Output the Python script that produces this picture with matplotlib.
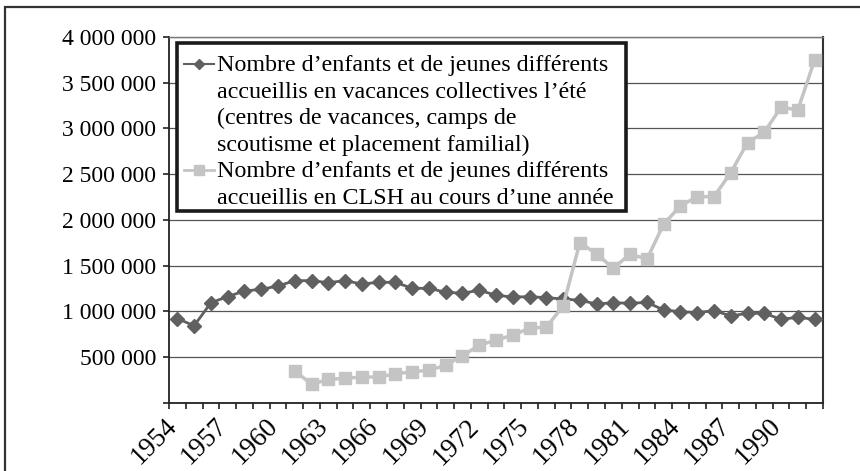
import matplotlib
matplotlib.use('Agg')
import matplotlib.pyplot as plt
from matplotlib.lines import Line2D
from matplotlib.patches import Rectangle
from matplotlib.transforms import ScaledTranslation
import numpy as np

plt.rcParams['font.family'] = ['Liberation Serif', 'DejaVu Serif']

years = list(range(1954, 1993))
vacances = [920000, 842000, 1094000, 1160000, 1222000, 1240000, 1277000,
            1335000, 1335000, 1313000, 1335000, 1298000, 1317000, 1317000,
            1251000, 1251000, 1208000, 1197000, 1230000, 1175000, 1156000,
            1160000, 1149000, 1135000, 1120000, 1080000, 1094000, 1087000,
            1098000, 1014000, 996000, 985000, 1007000, 949000, 978000,
            978000, 912000, 934000, 912000]
clsh = [None] * 7 + [350000, 201000, 256000, 267000, 281000, 281000, 314000,
                     339000, 354000, 409000, 514000, 628000, 686000, 737000,
                     817000, 825000, 1058000, 1750000, 1627000, 1470000,
                     1627000, 1569000, 1955000, 2152000, 2254000, 2254000,
                     2516000, 2845000, 2958000, 3232000, 3202000, 3749000]
label_vac = ["Nombre d\u2019enfants et de jeunes différents",
             "accueillis en vacances collectives l\u2019été",
             "(centres de vacances, camps de",
             "scoutisme et placement familial)"]
label_clsh = ["Nombre d\u2019enfants et de jeunes différents",
              "accueillis en CLSH au cours d\u2019une année"]
yticks = [0, 500000, 1000000, 1500000, 2000000, 2500000, 3000000, 3500000, 4000000]

W, H = 860, 471
fig = plt.figure(figsize=(W / 100, H / 100), dpi=100)
ax = fig.add_axes([169 / W, (H - 402.7) / H, (823 - 169) / W, (402.7 - 37) / H])

x = np.arange(len(years))
c_vac = '#606060'
c_clsh = '#c4c4c4'
y_clsh = np.array([np.nan if v is None else v for v in clsh], dtype=float)
ax.plot(x, vacances, color=c_vac, lw=2, marker='D', ms=7, zorder=3)
ax.plot(x, y_clsh, color=c_clsh, lw=2.5, marker='s', ms=8, zorder=4)

ax.set_xlim(-0.5, len(years) - 0.5)
ax.set_ylim(0, 4000000)
ax.set_yticks(yticks)
ax.set_yticklabels(['' if v == 0 else f"{v:,.0f}".replace(',', ' ') for v in yticks],
                   fontsize=17)
ax.grid(axis='y', color='#555555', lw=0.9)
ax.set_axisbelow(True)

ax.set_xticks(x[::3])
ax.set_xticklabels([str(y) for y in years[::3]], rotation=45, ha='right',
                   va='top', rotation_mode='anchor', fontsize=19.5)
ax.set_xticks(np.arange(-0.5, len(years), 1), minor=True)
ax.tick_params(axis='x', which='major', length=0, pad=8)
ax.tick_params(axis='x', which='minor', length=4.3, width=1.2, direction='out', color='#222')
ax.tick_params(axis='y', length=4.3, width=1.2, direction='out', pad=5, color='#222')
shift = ScaledTranslation(-13 / 100, 0, fig.dpi_scale_trans)
for lab in ax.get_xticklabels():
    lab.set_transform(lab.get_transform() + shift)

for s in ['left', 'bottom']:
    ax.spines[s].set_color('#222222')
    ax.spines[s].set_linewidth(1.3)
ax.spines['right'].set_color('#333333')
ax.spines['right'].set_linewidth(1.5)
ax.spines['top'].set_color('#777777')
ax.spines['top'].set_linewidth(1.0)

def fx(px):
    return px / W

def fy(py):
    return 1 - py / H

# outer frame (only left/top visible)
fig.add_artist(Rectangle((fx(5), fy(500)), 2, fy(7) - fy(500), transform=fig.transFigure,
                         fill=False, edgecolor='#333333', lw=1.6, zorder=1))

# legend
fig.add_artist(Rectangle((fx(177), fy(211)), fx(626) - fx(177), fy(43) - fy(211),
                         transform=fig.transFigure, facecolor='white',
                         edgecolor='#1a1a1a', lw=2.6, zorder=5))
baselines = [71, 97.5, 124, 150.5, 177, 203.5]
lines = label_vac + label_clsh
for t, b in zip(lines, baselines):
    fig.text(fx(217), fy(b), t, va='baseline', ha='left', fontsize=17.3, zorder=6)
for (col, mk, ms, lw), b in zip([(c_vac, 'D', 5, 1.5), (c_clsh, 's', 7, 2)],
                                [baselines[0], baselines[4]]):
    yy = fy(b - 7)
    fig.add_artist(Line2D([fx(184), fx(199), fx(214)], [yy, yy, yy], color=col, lw=lw,
                          marker=mk, ms=ms, markevery=[1], transform=fig.transFigure,
                          zorder=6))

fig.savefig('out.png', dpi=100)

**Given instruction:** Pictures stay out. Repeat only the lines from the beginning of the data through the line that has "ax = fig.add_axes([169".

**Exercise answer:**
Output the Python script that produces this picture with matplotlib.
import matplotlib
matplotlib.use('Agg')
import matplotlib.pyplot as plt
from matplotlib.lines import Line2D
from matplotlib.patches import Rectangle
from matplotlib.transforms import ScaledTranslation
import numpy as np

plt.rcParams['font.family'] = ['Liberation Serif', 'DejaVu Serif']

years = list(range(1954, 1993))
vacances = [920000, 842000, 1094000, 1160000, 1222000, 1240000, 1277000,
            1335000, 1335000, 1313000, 1335000, 1298000, 1317000, 1317000,
            1251000, 1251000, 1208000, 1197000, 1230000, 1175000, 1156000,
            1160000, 1149000, 1135000, 1120000, 1080000, 1094000, 1087000,
            1098000, 1014000, 996000, 985000, 1007000, 949000, 978000,
            978000, 912000, 934000, 912000]
clsh = [None] * 7 + [350000, 201000, 256000, 267000, 281000, 281000, 314000,
                     339000, 354000, 409000, 514000, 628000, 686000, 737000,
                     817000, 825000, 1058000, 1750000, 1627000, 1470000,
                     1627000, 1569000, 1955000, 2152000, 2254000, 2254000,
                     2516000, 2845000, 2958000, 3232000, 3202000, 3749000]
label_vac = ["Nombre d\u2019enfants et de jeunes différents",
             "accueillis en vacances collectives l\u2019été",
             "(centres de vacances, camps de",
             "scoutisme et placement familial)"]
label_clsh = ["Nombre d\u2019enfants et de jeunes différents",
              "accueillis en CLSH au cours d\u2019une année"]
yticks = [0, 500000, 1000000, 1500000, 2000000, 2500000, 3000000, 3500000, 4000000]

W, H = 860, 471
fig = plt.figure(figsize=(W / 100, H / 100), dpi=100)
ax = fig.add_axes([169 / W, (H - 402.7) / H, (823 - 169) / W, (402.7 - 37) / H])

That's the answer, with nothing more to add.